7.2. The Hon’ble Delhi High Court in the case of CIT Vs. Brandix Mauritius Holdings Ltd. (cited supra) held as follows:
“…19. The object and purpose of the issuance of the 2019 Circular, as indicated hereinabove, inter alia, was to create an audit trail. Therefore, the communication relating to assessments, appeals, orders, etcetera which find mention in paragraph 2 of the 2019 Circular, albeit without DIN, can have no standing in law, having regard to the provisions of paragraph 4 of the 2019 Circular.
20.The logical sequitur of the aforesaid reasoning can only be that the Tribunal’s decision to not sustain the final assessment order dated 15.10.2019, is a view that cannot call for our interference.
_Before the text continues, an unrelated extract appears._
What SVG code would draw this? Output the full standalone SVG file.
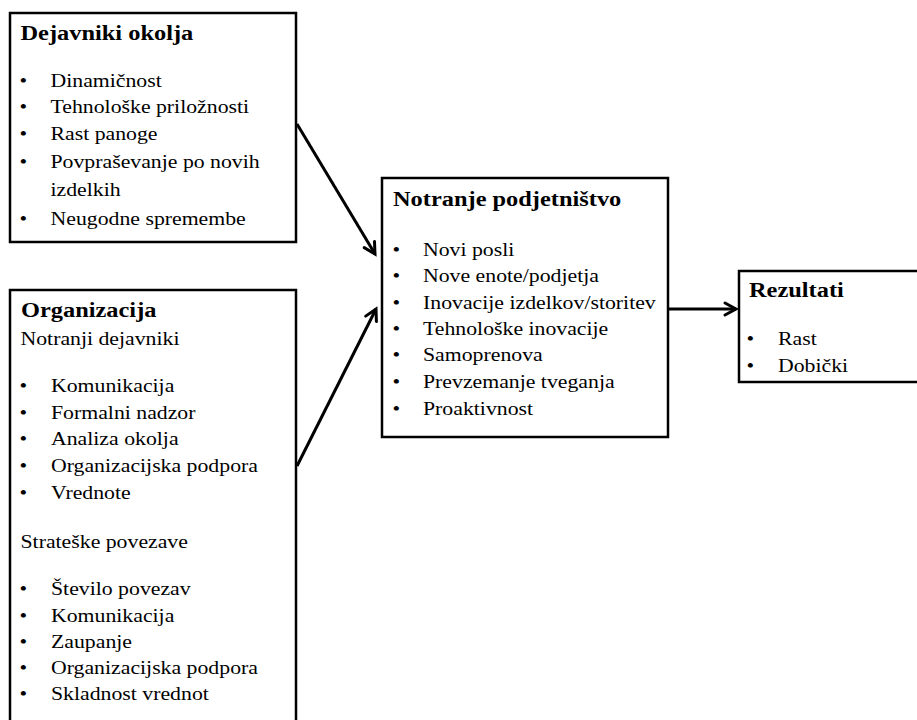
<svg xmlns="http://www.w3.org/2000/svg" width="917" height="720" viewBox="0 0 917 720">
  <defs>
    <marker id="chevron" markerUnits="userSpaceOnUse" markerWidth="20" markerHeight="20" viewBox="-16 -10 20 20" refX="0" refY="0" orient="auto">
      <path d="M-11,-6 L0,0 L-11,6" fill="none" stroke="#000" stroke-width="3" stroke-linecap="round" stroke-linejoin="miter"/>
    </marker>
    <style>
      .box { fill: #fff; stroke: #000; stroke-width: 2.5; }
      .title { font-family: "Liberation Serif", "Times New Roman", serif; font-size: 20px; font-weight: bold; fill: #000; }
      .txt { font-family: "Liberation Serif", "Times New Roman", serif; font-size: 18px; fill: #000; }
      .link { fill: none; stroke: #000; stroke-width: 3; marker-end: url(#chevron); }
    </style>
  </defs>
  <rect width="917" height="720" fill="#fff"/>

  <!-- Environmental factors -->
  <g id="dejavniki-okolja">
    <rect class="box" x="10" y="13" width="286" height="229"/>
    <text class="title" transform="matrix(1.22 0 0 1 20.5 40)">Dejavniki okolja</text>
    <text class="txt" transform="matrix(1.21 0 0 1 19.5 87)">•</text>
    <text class="txt" transform="matrix(1.21 0 0 1 50.5 87)">Dinamičnost</text>
    <text class="txt" transform="matrix(1.21 0 0 1 19.5 113)">•</text>
    <text class="txt" transform="matrix(1.21 0 0 1 50.5 113)">Tehnološke priložnosti</text>
    <text class="txt" transform="matrix(1.21 0 0 1 19.5 140)">•</text>
    <text class="txt" transform="matrix(1.21 0 0 1 50.5 140)">Rast panoge</text>
    <text class="txt" transform="matrix(1.21 0 0 1 19.5 168)">•</text>
    <text class="txt" transform="matrix(1.21 0 0 1 50.5 168)">Povpraševanje po novih</text>
    <text class="txt" transform="matrix(1.21 0 0 1 50.5 196)">izdelkih</text>
    <text class="txt" transform="matrix(1.21 0 0 1 19.5 225)">•</text>
    <text class="txt" transform="matrix(1.21 0 0 1 50.5 225)">Neugodne spremembe</text>
  </g>

  <!-- Organisation -->
  <g id="organizacija">
    <rect class="box" x="10" y="290" width="286" height="450"/>
    <text class="title" transform="matrix(1.22 0 0 1 21 317)">Organizacija</text>
    <text class="txt" transform="matrix(1.21 0 0 1 20.5 345)">Notranji dejavniki</text>
    <text class="txt" transform="matrix(1.21 0 0 1 19.5 392)">•</text>
    <text class="txt" transform="matrix(1.21 0 0 1 51 392)">Komunikacija</text>
    <text class="txt" transform="matrix(1.21 0 0 1 19.5 419)">•</text>
    <text class="txt" transform="matrix(1.21 0 0 1 51 419)">Formalni nadzor</text>
    <text class="txt" transform="matrix(1.21 0 0 1 19.5 445)">•</text>
    <text class="txt" transform="matrix(1.21 0 0 1 51 445)">Analiza okolja</text>
    <text class="txt" transform="matrix(1.21 0 0 1 19.5 472)">•</text>
    <text class="txt" transform="matrix(1.21 0 0 1 51 472)">Organizacijska podpora</text>
    <text class="txt" transform="matrix(1.21 0 0 1 19.5 499)">•</text>
    <text class="txt" transform="matrix(1.21 0 0 1 51 499)">Vrednote</text>
    <text class="txt" transform="matrix(1.21 0 0 1 20.5 548)">Strateške povezave</text>
    <text class="txt" transform="matrix(1.21 0 0 1 19.5 595)">•</text>
    <text class="txt" transform="matrix(1.21 0 0 1 51 595)">Število povezav</text>
    <text class="txt" transform="matrix(1.21 0 0 1 19.5 622)">•</text>
    <text class="txt" transform="matrix(1.21 0 0 1 51 622)">Komunikacija</text>
    <text class="txt" transform="matrix(1.21 0 0 1 19.5 648)">•</text>
    <text class="txt" transform="matrix(1.21 0 0 1 51 648)">Zaupanje</text>
    <text class="txt" transform="matrix(1.21 0 0 1 19.5 674)">•</text>
    <text class="txt" transform="matrix(1.21 0 0 1 51 674)">Organizacijska podpora</text>
    <text class="txt" transform="matrix(1.21 0 0 1 19.5 700)">•</text>
    <text class="txt" transform="matrix(1.21 0 0 1 51 700)">Skladnost vrednot</text>
  </g>

  <!-- Corporate entrepreneurship -->
  <g id="notranje-podjetnistvo">
    <rect class="box" x="382" y="178" width="286" height="259"/>
    <text class="title" transform="matrix(1.22 0 0 1 393 206)">Notranje podjetništvo</text>
    <text class="txt" transform="matrix(1.21 0 0 1 392.5 256)">•</text>
    <text class="txt" transform="matrix(1.21 0 0 1 423 256)">Novi posli</text>
    <text class="txt" transform="matrix(1.21 0 0 1 392.5 282)">•</text>
    <text class="txt" transform="matrix(1.21 0 0 1 423 282)">Nove enote/podjetja</text>
    <text class="txt" transform="matrix(1.21 0 0 1 392.5 309)">•</text>
    <text class="txt" transform="matrix(1.21 0 0 1 423 309)">Inovacije izdelkov/storitev</text>
    <text class="txt" transform="matrix(1.21 0 0 1 392.5 335)">•</text>
    <text class="txt" transform="matrix(1.21 0 0 1 423 335)">Tehnološke inovacije</text>
    <text class="txt" transform="matrix(1.21 0 0 1 392.5 361)">•</text>
    <text class="txt" transform="matrix(1.21 0 0 1 423 361)">Samoprenova</text>
    <text class="txt" transform="matrix(1.21 0 0 1 392.5 388)">•</text>
    <text class="txt" transform="matrix(1.21 0 0 1 423 388)">Prevzemanje tveganja</text>
    <text class="txt" transform="matrix(1.21 0 0 1 392.5 415)">•</text>
    <text class="txt" transform="matrix(1.21 0 0 1 423 415)">Proaktivnost</text>
  </g>

  <!-- Results -->
  <g id="rezultati">
    <rect class="box" x="739" y="271" width="200" height="111"/>
    <text class="title" transform="matrix(1.22 0 0 1 749 297)">Rezultati</text>
    <text class="txt" transform="matrix(1.21 0 0 1 746.5 345)">•</text>
    <text class="txt" transform="matrix(1.21 0 0 1 778 345)">Rast</text>
    <text class="txt" transform="matrix(1.21 0 0 1 746.5 372)">•</text>
    <text class="txt" transform="matrix(1.21 0 0 1 778 372)">Dobički</text>
  </g>

  <!-- Connectors -->
  <g id="connectors">
    <line class="link" x1="297" y1="124" x2="375" y2="254"/>
    <line class="link" x1="297" y1="466" x2="376" y2="309"/>
    <line class="link" x1="668" y1="309" x2="736" y2="309"/>
  </g>
</svg>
21. As noted above, in the instant appeal all that we are required to consider is whether any substantial question of law arises for consideration, which, inter alia, would require the Court to examine whether the issue is debatable or if there is an alternate view possible. Given the language employed in the 2019 Circular, there is neither any scope for debate not is there any leeway for an alternate view.
21.1 We find no error in the view adopted by the Tribunal. The Tribunal has simply applied the provisions of the 2019 Circular and thus, reached a conclusion in favour of the respondent! assessee.
22. Accordingly, the appeal filed by the appellant! revenue is closed.”
8 Therefore in our considered opinion, the initiation of Revision proceedings by issuing Show Cause Notice without DIN and passing Revision order dated 30.03.2022 without DIN are invalid in law.
9. In the result, the appeal filed by the Assesse is hereby allowed.